On avait apprécié Home, le premier long-métrage d’Ursula Meier, son travail sur l’espace et sa capacité à faire émerger des ruptures de ton. L’Enfant d’en haut confirme un regard singulier, peut-être un peu trop sûr de ses effets.
Home était organisé par l’horizontalité et des lignes de fuite, L’Enfant d’en haut reprend l’idée de principes spatiaux très affirmés, cette fois dans le sens de la verticalité. Comme le titre l’indique, il y a bien un « haut » – une station de ski suisse huppée –, mais aussi un « bas » : une terne vallée encaissée dont les tons maronnasses contrastent avec l’or blanc faisant la fortune des sommets. Cette limpidité de l’opposition spatiale est aussi sociale : Simon (convaincant Kacey Mottet Klein), douze ans, enfant d’en bas, fait la navette quotidiennement pour détrousser les nantis et faire commerce de ses prises (skis, lunettes, gants, vêtements…) avec le peuple de la vallée. Il opère avec une abnégation minutieuse, dont on ne sait dans un premier temps si elle est porteuse d’une nécessité vitale, d’un revanchisme social ou d’une cleptomanie aiguë. On ne tarde pas à être renseigné : il vit avec Louise (Léa Seydoux), sa sœur, que l’on peut caractériser comme une paumée (perdant son boulot, passant de bras en bras de types conduisant des bagnoles). Ceci dans un appartement blafard, où l’argent manque. Les méfaits de Simon maintiennent ainsi le ménage à flot.
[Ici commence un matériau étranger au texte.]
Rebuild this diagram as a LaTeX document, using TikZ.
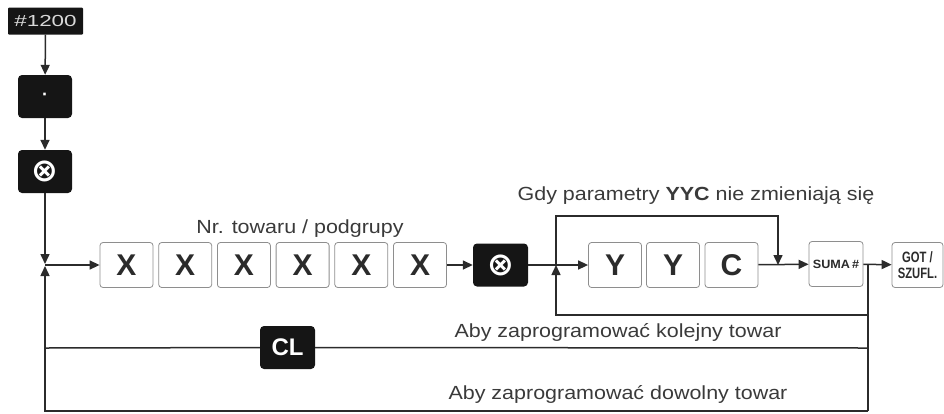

Partant de l’idée d’une bulle utopique et harmonieuse où la vie se confondait avec le jeu et la complicité, Home déviait de sa trajectoire en direction d’une cellule rendue hautement pathogène du fait de la remise en service de l’autoroute désaffectée au bord de laquelle la famille avait trouvé refuge pour se protéger du monde. L’Enfant d’en haut n’y va pas par quatre chemins : la famille n’existe – apparemment – pas ; les adultes ayant déserté, ces deux jeunes gens sont totalement livrés à eux-mêmes. À la fois vachard et fusionnel – y compris par la proximité ambiguë des corps –, le caractère étrange du lien est fait pour interroger. Et il interrogera plus encore à la suite de la révélation d’un sacré pot aux roses. Sans le dévoiler, le rédacteur signale que la ficelle est un peu grosse tant elle semble se justifier avant tout comme une « relance » d’un scénario peut-être un peu ténu.
D’une manière générale, Ursula Meier force un peu ce qu’elle faisait émerger progressivement et habilement dans Home. Ainsi, la dimension anxiogène du resserrement des espaces est livrée dès la scène d’ouverture par la mise en scène, en filmant près, sur le corps du garçon, en le contenant dans des espaces exigus. De même, la tension entre le dedans et le dehors ne vit pas d’une manière dynamique – le son de l’autoroute qui s’immisce dans la bulle de l’appartement, ultime refuge vis-à-vis d’un monde extérieur menaçant. Trop claire d’une manière générale, la logique de l’étau ne fait pas assez mystère ; on comprend vite que l’outil va se refermer.
Pour autant, ces réserves ne suffisent pas à balayer L’Enfant d’en haut d’un revers de la main. Si la cinéaste dévoile trop son jeu, le caractère fuyant du personnage de Louise finit par faire sens, à défaut de le rendre complètement convaincant. Et surtout, elle parvient à faire durer celui du brigand des montagnes. Ursula Meier en fait un être déterminé assez abstrait de gestes et d’actes, lancé dans une fuite en avant, formulant ainsi une souffrance opaque. Quand une mère de substitution semble pointer son nez, il se transforme en petit homme, séducteur et gaillard. Dans cette intériorité couve une violence qui maintient la pression sur le récit. On le voit aussi occuper différents états sociaux : du triomphe d’un magnat se restaurant royalement affalé sur une couverture en fourrure à celui de piteux vendeur ambulant sur le bord d’une morne route de la vallée. À ce sujet, la logique verticale entre « haut » et « bas » fonctionne selon une dialectique plus riche. Comme une sorte d’Icare, à trop avoir voulu être un homme et s’élever au dessus de sa condition, Simon s’est brûlé les ailes. Ne lui reste plus qu’à retrouver l’état d’enfant, et à croiser la route d’une mère.